La religión popular late con toda su potencia a las afueras del Templo de san Hipólito. Todos, desde los bebés hasta las personas de la tercera edad, visten ropa con algún distintivo de san Judas Tadeo. Los vendedores zumban con sus promociones entre el mar de gente. “A diez, a diez, compre su recuerdito a diez”. Hay figuras de todos los tamaños, hechas de cerámica, de san Judas, medallas con todo y cadena para colgarse en el cuello, mochilas con rezos, estampitas, veladoras. Al ruido de los vendedores lo opaca solamente el estruendo de los cohetes que lanzan algunos peregrinos. Termina el estallido y regresa la vendimia. “Congeladas, algodones, agua, llévele, llévele”.
Erika y su hijo Juan Carlos descansan junto a una figura de san Judas Tadeo, vestido con ropa dorada, mide 1.80 metros de altura. “Yo se la regalé a mi hijo”, me dice orgullosa Erika, mientras él, Juan Carlos, atiende a otros camarógrafos que fueron atraídos, como yo, por el santo gigante. “Fui a Neza, donde los hacen, y me mostraron muchos, muchos”, cuenta Erika. “Entonces lo vi y dije: Éste es, éste es el que es para mi hijo”. Insiste en la anécdota para darme a entender que fue el destino –si no es que el propio san Judas– el que decidió que aquella compra ocurriera.
Su hijo termina de atender a otros reporteros y me cuenta que tiene aquella figura desde hace seis años, pero desde hace cuatro asiste asiduamente a los festejos de san Judas Tadeo. “Yo tuve un accidente y casi pierdo la mano”. Me explica que trabaja operando grúas. El accidente ocurrió porque se volcó la que él estaba manejando y le aplastó la mano derecha. Me enseña su mano; está completa, pero tiene cicatrices. “Ya este año le hice al san Judas su capilla ahí en la casa”, dice para rematar la historia y tanto él como su madre se sonríen.
La fila para entrar al templo es larguísima y no dejan de llegar personas. Por un momento pienso en los días de vacunación: una multitud formada para lograr que le quiten de encima un mal. La gente no desordena la fila; cargan con orgullo sus san Judas Tadeo y sudan y sudan; el sol es tan fuerte que se siente cómo pica la piel.
El calvario termina al llegar a la sombra que proporciona el templo. A la gente se le permite entrar poco a poco con la esperanza de no provocar aglomeraciones, pero adentro el ambiente es un poco caótico. Para la ocasión, liberaron la nave del templo e hicieron que dos pasillos condujeran a las salidas; en cada una hay un sacerdote echando agua bendita a los visitantes. Algunas de las bancas están pegadas a las paredes del templo, siguiendo el perímetro del edificio; en ellas hay gente sentada –por no decir, adherida– esperando que inicien las misas o quizá, como el perro negro acostado por ahí, se niegan a volver al calor. La voz de una de las mujeres que sirven de staff reverbera en el templo: “Avancen, por favor. ¡Avancen!”.

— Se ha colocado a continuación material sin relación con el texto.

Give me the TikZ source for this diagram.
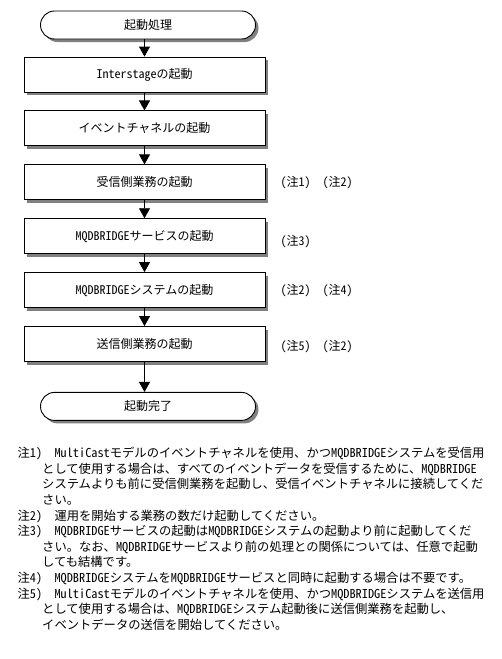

Al salir, la fiesta sigue sonando en los gritos de los mercaderes, los cohetes y las respuestas a las jaculatorias: “¡Viva san Judas Tadeo!, ¡Que viva san Judas Tadeo!”.
En la capital del país, el santo patrono de los casos difíciles tiene una demanda interminable de milagros. Quizá se ha hecho buena fama con su trabajo o quizá las necesidades no paran: no hay causa más difícil que la Ciudad de México.